In the action in prohibition and in support of it there is urged a proposition that had not heretofore been considered, namely; that the last proposed detachment proceeding, if effectuated, will bi-sect the village of Kettering near the central portion thereof. This fact may argue effectively against the approval by the electorate of any such proposal.

Supporting the claim of those who oppose the judgment in the Monnier case, No. 2239, and in support of the foregoing contention of plaintiff in the action in prohibition, Article II, Section 30, of the Ohio Constitution is cited. This provides:

“No new county shall contain less than four hundred square miles of territory, nor shall any county be reduced below that amount; and all laws creating new counties, changing county lines, or removing county seats, shall, before taking effect, be submitted to the electors of the several counties to be affected thereby, at the next general election after the passage thereof, and be adopted by a majority of all the electors voting at such election, in each of said counties; but any county now or hereafter containing one hundred thousand inhabitants, may be *554divided, whenever a majority of the voters residing in each of the proposed divisions shall approve of the law passed for that purpose; but no town or city within the same shall be divided, nor shall either of the divisions contain less than twenty thousand inhabitants.” (Emphasis ours.)

Manifestly this section does not relate to a village, but is confined to counties. If it has any application it is by inference, which could not be indulged against specific authorization of statute.

The requisite conditions to the submission of the question of detachment of territory are that the portion of the village to be detached shall be contiguous to an adjoining township, and comprise not less than one thousand five hundred acres of land. This seems to be the extent of the physical limitations in such proceeding. It will be noted that the requirement that any portion of the municipality to be detached must comprise not less than 1500 acres of land precludes a complete dissolution of the village.

It is our considered opinion that the legislation invoked and pertinent to the questions presented in the cases before this Court is entirely inadequate to meet the developments in communities and political sub-divisions of Ohio in recent years. It is incongruous and unfortunate that any territory, without limitation as to size or population, may be incorporated as a village.

It would also be more orderly and tend to stability of organization if the statutes would not permit detachment proceedings to be instituted until after the government of the village had been set up and was functioning.
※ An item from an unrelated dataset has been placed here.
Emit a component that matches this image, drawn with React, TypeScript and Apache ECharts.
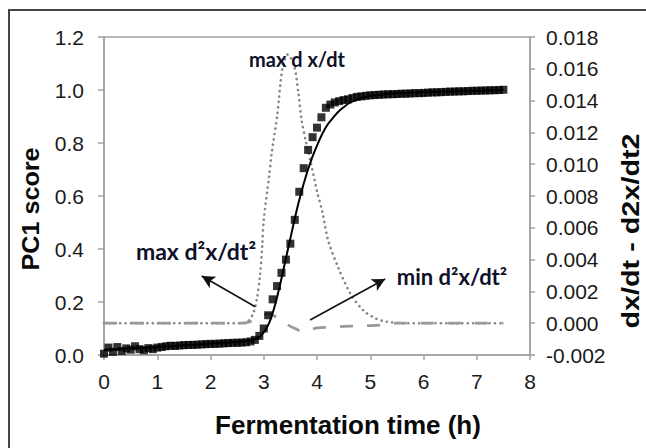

However, the facts here do not call upon us, nor are we permitted, to exercise any equitable jurisdiction. All questions must be determined upon interpretation of the applicable statutes.

We affirm the judgments of the Common Pleas Court in the appeals in Cases Nos. 2238, 2239 and 2240, and in Case No. 2237 overrule the demurrer to the answer to the petition, which answer we hold is a complete defense to plaintiff’s action. We assume that no further pleading is contemplated. If so, judgment could be entered dismissing plaintiff’s petition and dissolving the writ heretofore issued.

We will cooperate with counsel to get an early entry filed journalizing this opinion so that opportunity may be afforded to any party if he desires to prosecute an appeal to the Supreme Court.

WISEMAN, PJ, MILLER and HORNBECK, JJ, concur.